Within the first few days, I figured this opens the playing field to new bands and artists then I looked at the streaming hits of the acts that have backing advertising etc to acts that barely have a thousand plays. In the constant stream of music, some bands I did enjoy listening to are barely a blip on the screen compared to the so-called hip and popular “Taylor Swift” & “Ed Sheeran” who have a ridiculous amount of streaming hits. However, having a closer microscopic look at the streaming side I discovered it doesn’t pay as well as you would think. BBC Radio One has £37.76 as the average payment per play. On Spotify’s payroll, it’s far worse; an extremist low-level pay. From January 2016, it is $0.00022288 per stream and that is just for the regular service. The premium numbers are $0.00066481per stream not much better.

 So if we use our maths skills it would take about 150,419 streams to earn $100. As Ed Sheeran is the most streamed artist on Spotify with around 3, 1 billion so far.  Working out his earnings on the regular streaming service, Ed earns $690,928, which is an insane amount of money for streaming, but it isn’t even in the ballpark for the money radio royalties has. So for the average band they will be earning a mere pittance off Spotify. They might be a vast torrent of music but there is a flaw. It seems only the popular radio artist’s benefit from the service; it’s an overgrown allowance for select artists on top of their airplay royalties.  It operates like a third world system of music; it only seems to benefit certain parties while  other less popular artists work barely makes them 50p. It should all be equal pay but then again screwing artists has never gone out of fashion.

Spotify makes its money from mainly advertising revenue and a paid subscription tier; advertisers pay money for exposure during songs of non-premium users for income. But ironically Spotify struggles to make money and many analysts have speculated the end of free streaming on not only on Spotify but YouTube as well, I don’t see this happening without a fight in the future.

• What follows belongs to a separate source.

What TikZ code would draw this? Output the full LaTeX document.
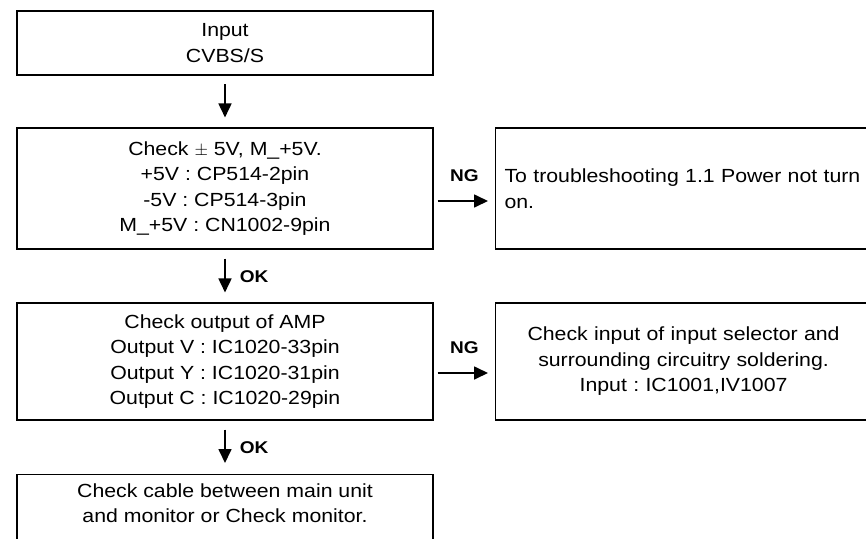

The main thing Spotify can’t replace is actually owning the album, the joy of holding physical copy. With Spotify you can’t go over the liner notes soaking up the kernels of information contained in them; the instruments used, where and when it was recorded, the musicians involved, the personal thanks from the band, stories about the song, the lyrics to read while listening and the artwork. Spotify cannot give you the experience of that.

Despite the innovation of Spotify, it will take a lot of time for it to create a sustainable income that can help artists thrive and not just benefit the artists who have had millions in advertising to get them ahead of their “competition.” I noticed recently on buses Ads for Spotify, and I thought to myself. For a company that is supposedly losing money. Could they have not used the money to actually pay royalties to artists who needed it? Instead of plastering, All Saints & Phil Collins faces on the side of buses.

 For your cult, niche and new bands and solo artists the best way to support them is to buy the album physically, but most people sadly want it free. This musical sea may be vast, deep, and alluring but there is always a price to it.